* START *
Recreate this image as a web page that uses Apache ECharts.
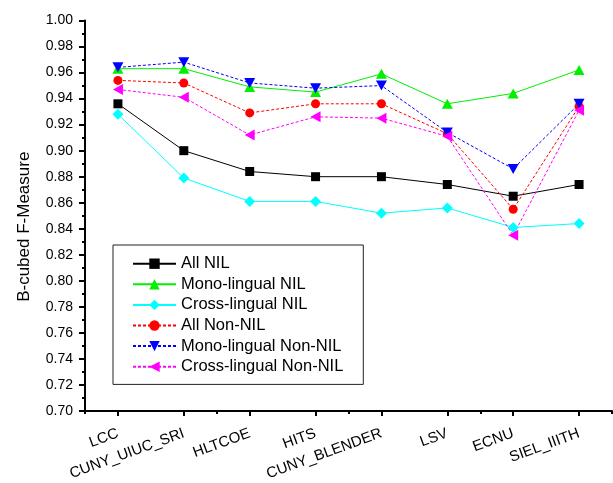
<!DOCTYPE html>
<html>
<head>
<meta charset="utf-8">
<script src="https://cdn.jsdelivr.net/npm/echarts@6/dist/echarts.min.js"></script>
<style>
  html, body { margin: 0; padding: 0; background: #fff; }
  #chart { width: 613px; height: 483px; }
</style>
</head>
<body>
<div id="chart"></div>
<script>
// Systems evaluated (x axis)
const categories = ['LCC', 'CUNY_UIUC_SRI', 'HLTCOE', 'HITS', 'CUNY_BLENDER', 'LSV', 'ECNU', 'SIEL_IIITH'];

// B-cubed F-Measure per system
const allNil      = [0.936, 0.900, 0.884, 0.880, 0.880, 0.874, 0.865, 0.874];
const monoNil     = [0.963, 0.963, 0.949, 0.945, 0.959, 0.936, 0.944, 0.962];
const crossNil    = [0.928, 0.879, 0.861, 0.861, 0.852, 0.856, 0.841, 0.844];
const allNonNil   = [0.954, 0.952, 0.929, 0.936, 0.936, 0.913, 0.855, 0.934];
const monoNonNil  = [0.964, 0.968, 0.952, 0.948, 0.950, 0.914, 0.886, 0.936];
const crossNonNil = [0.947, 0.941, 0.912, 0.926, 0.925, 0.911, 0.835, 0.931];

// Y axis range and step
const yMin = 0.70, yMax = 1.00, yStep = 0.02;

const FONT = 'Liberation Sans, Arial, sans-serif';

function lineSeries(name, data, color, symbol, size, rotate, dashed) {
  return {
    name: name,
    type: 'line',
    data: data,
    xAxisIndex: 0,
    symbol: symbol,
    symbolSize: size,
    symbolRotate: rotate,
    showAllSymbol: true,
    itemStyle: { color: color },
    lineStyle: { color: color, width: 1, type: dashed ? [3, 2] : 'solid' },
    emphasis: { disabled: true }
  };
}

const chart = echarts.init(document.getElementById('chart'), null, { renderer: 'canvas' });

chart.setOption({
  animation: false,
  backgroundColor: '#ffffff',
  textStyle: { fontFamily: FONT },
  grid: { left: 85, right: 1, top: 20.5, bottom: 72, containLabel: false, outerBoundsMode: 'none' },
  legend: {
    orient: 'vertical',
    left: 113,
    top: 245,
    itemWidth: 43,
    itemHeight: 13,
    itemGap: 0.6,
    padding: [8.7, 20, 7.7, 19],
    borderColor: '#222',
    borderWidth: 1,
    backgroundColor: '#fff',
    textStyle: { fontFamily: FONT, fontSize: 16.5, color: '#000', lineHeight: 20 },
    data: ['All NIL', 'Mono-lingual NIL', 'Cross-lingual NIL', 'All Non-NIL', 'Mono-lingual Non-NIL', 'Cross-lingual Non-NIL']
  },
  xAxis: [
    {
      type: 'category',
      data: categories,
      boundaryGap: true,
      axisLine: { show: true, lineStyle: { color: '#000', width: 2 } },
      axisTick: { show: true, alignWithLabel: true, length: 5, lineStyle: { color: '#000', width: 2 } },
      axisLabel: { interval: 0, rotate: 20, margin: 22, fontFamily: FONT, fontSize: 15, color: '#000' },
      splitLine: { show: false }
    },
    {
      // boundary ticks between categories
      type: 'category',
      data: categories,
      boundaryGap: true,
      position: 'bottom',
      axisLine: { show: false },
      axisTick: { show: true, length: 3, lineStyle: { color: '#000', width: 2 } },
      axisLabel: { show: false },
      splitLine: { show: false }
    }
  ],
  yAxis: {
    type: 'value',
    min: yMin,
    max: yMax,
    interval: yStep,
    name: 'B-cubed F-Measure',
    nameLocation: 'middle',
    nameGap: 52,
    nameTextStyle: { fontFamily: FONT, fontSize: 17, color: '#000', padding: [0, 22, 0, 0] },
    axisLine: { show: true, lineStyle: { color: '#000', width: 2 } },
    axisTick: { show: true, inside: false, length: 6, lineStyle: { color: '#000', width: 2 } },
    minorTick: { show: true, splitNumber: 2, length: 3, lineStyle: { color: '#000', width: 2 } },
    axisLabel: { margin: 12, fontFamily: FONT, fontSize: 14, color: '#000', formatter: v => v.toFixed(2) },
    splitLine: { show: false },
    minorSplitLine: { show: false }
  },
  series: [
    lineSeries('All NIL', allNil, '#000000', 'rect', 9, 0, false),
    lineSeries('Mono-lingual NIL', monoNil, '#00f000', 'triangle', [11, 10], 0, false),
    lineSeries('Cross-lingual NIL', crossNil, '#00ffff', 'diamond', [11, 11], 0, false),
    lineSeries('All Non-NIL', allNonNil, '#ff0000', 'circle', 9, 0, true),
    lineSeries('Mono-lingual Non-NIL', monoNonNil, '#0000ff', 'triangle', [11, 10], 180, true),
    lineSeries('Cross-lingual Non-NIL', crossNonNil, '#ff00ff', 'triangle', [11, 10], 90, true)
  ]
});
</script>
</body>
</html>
* END *
## CHALLENGE
From the first line of the listing above, repeat every line through the one holding "const FONT = 'Liberation". Both ends count, and pictures stay out.

## ANSWER FOR THE TASK
Recreate this image as a web page that uses Apache ECharts.
<!DOCTYPE html>
<html>
<head>
<meta charset="utf-8">
<script src="https://cdn.jsdelivr.net/npm/echarts@6/dist/echarts.min.js"></script>
<style>
  html, body { margin: 0; padding: 0; background: #fff; }
  #chart { width: 613px; height: 483px; }
</style>
</head>
<body>
<div id="chart"></div>
<script>
// Systems evaluated (x axis)
const categories = ['LCC', 'CUNY_UIUC_SRI', 'HLTCOE', 'HITS', 'CUNY_BLENDER', 'LSV', 'ECNU', 'SIEL_IIITH'];

// B-cubed F-Measure per system
const allNil      = [0.936, 0.900, 0.884, 0.880, 0.880, 0.874, 0.865, 0.874];
const monoNil     = [0.963, 0.963, 0.949, 0.945, 0.959, 0.936, 0.944, 0.962];
const crossNil    = [0.928, 0.879, 0.861, 0.861, 0.852, 0.856, 0.841, 0.844];
const allNonNil   = [0.954, 0.952, 0.929, 0.936, 0.936, 0.913, 0.855, 0.934];
const monoNonNil  = [0.964, 0.968, 0.952, 0.948, 0.950, 0.914, 0.886, 0.936];
const crossNonNil = [0.947, 0.941, 0.912, 0.926, 0.925, 0.911, 0.835, 0.931];

// Y axis range and step
const yMin = 0.70, yMax = 1.00, yStep = 0.02;

const FONT = 'Liberation Sans, Arial, sans-serif';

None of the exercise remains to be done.